At this point, why not just use a virtual machine? We've come full circle!

jacques_chester 7 years ago

Mostly the performance characteristics. A virtual machine presenting as a machine needs an operating system to be useful. Most operating systems have long-engrained assumptions about the nature of the world, such as:
"There is a time when I go from power-off to power-on, and it is rare, so I may perform expensive operations then to amortise their cost over running time".
or
"While running, time does not skip and hardware does not change".
The practical upshot being that the OS needs to be booted from scratch in a number of scenarios.

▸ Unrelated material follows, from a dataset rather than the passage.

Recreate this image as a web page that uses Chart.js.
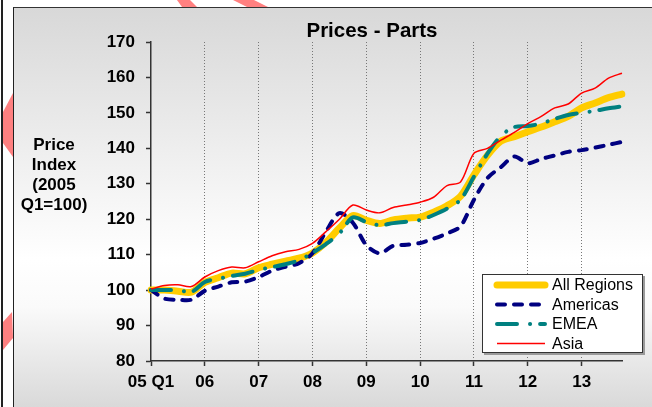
<!DOCTYPE html>
<html>
<head>
<meta charset="utf-8">
<title>Prices - Parts</title>
<script src="https://cdn.jsdelivr.net/npm/chart.js@4.4.1/dist/chart.umd.min.js"></script>
<style>
  html, body { margin: 0; padding: 0; background: #fff; }
  #wrap { position: relative; width: 652px; height: 407px; overflow: hidden; background: #fff;
    font-family: "Liberation Sans", Arial, sans-serif; }
  #outerLine { position: absolute; left: 1px; top: 0; width: 1.5px; height: 407px; background: #222; }
  #panel { position: absolute; left: 13px; top: 7px; right: 0; bottom: 0;
    border-left: 1.5px solid #222; border-top: 1.5px solid #333;
    background: linear-gradient(to bottom, #d8d8d8 0%, #ffffff 63%, #fafafa 75%, #d9d9d9 100%); }
  .pink { position: absolute; background: #ff8080; }
  #title { position: absolute; left: 272px; width: 200px; top: 18px; text-align: center;
    font-weight: bold; font-size: 20.5px; color: #000; }
  #yTitle { position: absolute; left: 14px; width: 80px; top: 135px; text-align: center;
    font-weight: bold; font-size: 17px; line-height: 20px; color: #000; }
  canvas { position: absolute; left: 0; top: 0; }
</style>
</head>
<body>
<div id="wrap">
  <div id="outerLine"></div>
  <div id="panel"></div>
  <div class="pink" style="left:0;top:0;width:652px;height:8px;clip-path:polygon(177px 0,190px 0,197px 7px,182px 7px);"></div>
  <div class="pink" style="left:0;top:0;width:652px;height:8px;clip-path:polygon(233px 0,254px 0,268px 7px,247px 7px);"></div>
  <div class="pink" style="left:0;top:0;width:14px;height:407px;clip-path:polygon(3px 112px,13px 93px,13px 157px,3px 143px);"></div>
  <div class="pink" style="left:0;top:0;width:14px;height:407px;clip-path:polygon(3px 322px,12px 312px,13px 338px,3px 350px);"></div>
  <canvas id="pricesChart" width="652" height="407"></canvas>
  <div id="title">Prices - Parts</div>
  <div id="yTitle">Price<br>Index<br>(2005<br>Q1=100)</div>
</div>
<script>
/* Prices - Parts: quarterly price index, 2005 Q1 = 100 */

const years = ["05", "06", "07", "08", "09", "10", "11", "12", "13"];
const quarters = ["Q1", "Q2", "Q3", "Q4"];
const yearTicks = ["05 Q1", "06", "07", "08", "09", "10", "11", "12", "13"];
const labels = years.flatMap((y) => quarters.map((q) => `${y} ${q}`));

const allRegions = [
  100, 100, 99.7, 99.4, 102.2, 103.5, 104.8, 104.6, 106.3, 107.3, 108.2, 109,
  110.5, 113.5, 117.5, 121, 119.7, 118.8, 119.8, 120.3, 120.6, 122, 123.8, 126.5,
  132.5, 138, 142, 143.3, 144.7, 146, 147.5, 149, 151.4, 152.8, 154.3, 155.3,
];
const americas = [
  100, 97.6, 97.3, 97.3, 99.8, 101, 102.2, 102.4, 103.7, 105.5, 106.6, 107.6,
  110.4, 116.5, 121.7, 119, 112.7, 110.4, 112.5, 112.8, 113.3, 114.5, 116, 118,
  125.5, 131.6, 134.7, 137.7, 135.8, 137, 138, 139, 139.5, 140.2, 141, 141.8,
];
const emea = [
  100, 100, 100, 99.5, 102.3, 103.2, 104, 104.6, 105.7, 106.5, 107.3, 108.4,
  110.5, 113, 116, 120.5, 119.2, 118.3, 118.9, 119.3, 119.8, 121.2, 123, 125.5,
  132, 138.5, 143.5, 146, 146.3, 147, 148.3, 149.4, 150, 150.6, 151.3, 151.8,
];
const asia = [
  100.3, 101.3, 101.5, 101, 103.7, 105.5, 106.5, 106.3, 108, 109.7, 110.8, 111.5,
  113.2, 116.5, 120, 124, 122.6, 121.8, 123.3, 124, 124.8, 126.2, 129.5, 130.5,
  138.6, 140, 142.3, 144.5, 147, 149, 151.4, 152.5, 155.6, 157, 159.8, 161.2,
];

const seriesNames = ["All Regions", "Americas", "EMEA", "Asia"];

// legend box drawn inside the plot, lower right
const insideLegend = {
  id: "insideLegend",
  afterDatasetsDraw(chart) {
    const ctx = chart.ctx;
    const box = { x: 482, y: 274, w: 160, h: 78 };
    ctx.save();
    ctx.fillStyle = "#9a9a9a";
    ctx.fillRect(box.x + 2, box.y + 2, box.w + 1, box.h + 1);
    ctx.fillStyle = "#ffffff";
    ctx.fillRect(box.x, box.y, box.w, box.h);
    ctx.strokeStyle = "#333";
    ctx.lineWidth = 1;
    ctx.strokeRect(box.x + 0.5, box.y + 0.5, box.w, box.h);

    chart.data.datasets.forEach((ds, i) => {
      const y = 285 + i * 19.5;
      ctx.save();
      ctx.strokeStyle = ds.borderColor;
      ctx.lineWidth = ds.borderWidth;
      ctx.lineCap = ds.borderCapStyle || "butt";
      ctx.setLineDash(ds.borderDash || []);
      ctx.beginPath();
      ctx.moveTo(497, y);
      ctx.lineTo(545, y);
      ctx.stroke();
      ctx.restore();

      ctx.fillStyle = "#000";
      ctx.font = '16px "Liberation Sans", Arial, sans-serif';
      ctx.textBaseline = "middle";
      ctx.fillText(ds.label, 552, y + 1);
    });
    ctx.restore();
  },
};

const ctx = document.getElementById("pricesChart").getContext("2d");

new Chart(ctx, {
  type: "line",
  data: {
    labels: labels,
    datasets: [
      {
        label: seriesNames[0],
        data: allRegions,
        borderColor: "#FFCC00",
        borderWidth: 7,
        borderCapStyle: "round",
        order: 4,
      },
      {
        label: seriesNames[1],
        data: americas,
        borderColor: "#000080",
        borderWidth: 4,
        borderDash: [8, 9],
        borderCapStyle: "round",
        order: 3,
      },
      {
        label: seriesNames[2],
        data: emea,
        borderColor: "#008080",
        borderWidth: 4,
        borderDash: [20, 13, 0.1, 10],
        borderCapStyle: "round",
        order: 2,
      },
      {
        label: seriesNames[3],
        data: asia,
        borderColor: "#FF0000",
        borderWidth: 1.5,
        order: 1,
      },
    ],
  },
  options: {
    responsive: false,
    animation: false,
    layout: { padding: { left: 0, right: 30, top: 42, bottom: 0 } },
    elements: {
      point: { radius: 0, hitRadius: 0 },
      line: { tension: 0.3, fill: false },
    },
    plugins: {
      legend: { display: false },
      title: { display: false },
      tooltip: { enabled: false },
    },
    scales: {
      x: {
        type: "category",
        offset: false,
        afterFit(scale) {
          scale.height = 46;
        },
        grid: {
          color: (c) => (c.index > 0 && c.index % 4 === 0 ? "#777" : "rgba(0,0,0,0)"),
          lineWidth: 1,
          drawTicks: true,
          tickLength: 5,
          tickColor: (c) => (c.index % 4 === 0 ? "#333" : "rgba(0,0,0,0)"),
          tickWidth: 1.5,
        },
        border: { display: true, color: "#333", width: 1.5, dash: [1, 2] },
        ticks: {
          autoSkip: false,
          maxRotation: 0,
          minRotation: 0,
          padding: 6,
          color: "#000",
          font: { family: '"Liberation Sans", Arial, sans-serif', size: 17, weight: "bold" },
          callback: (val, i) => (i % 4 === 0 ? yearTicks[i / 4] : ""),
        },
      },
      y: {
        min: 80,
        max: 170,
        afterFit(scale) {
          scale.width = 151;
        },
        grid: {
          drawOnChartArea: false,
          drawTicks: true,
          tickLength: 5,
          tickColor: "#333",
          tickWidth: 1.5,
        },
        border: { display: true, color: "#333", width: 1.5 },
        ticks: {
          stepSize: 10,
          padding: 11,
          color: "#000",
          font: { family: '"Liberation Sans", Arial, sans-serif', size: 17, weight: "bold" },
        },
      },
    },
  },
  plugins: [insideLegend],
});
</script>
</body>
</html>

But it's not the OS that provides value. It's a means to an end, and that end is to run software. Most software written to run on OSes also have engrained assumptions, such as "I will come to be launched on a fully-booted system".
Containers move the virtualisation up from hardware to the OS API surface. Because the cost of booting is now amortised over all containers running on the system, the original assumptions of both OS designers and software designers become, approximately, true again.
So you're right, we came full circle, but not to a point that means "use fully-dressed VMs again".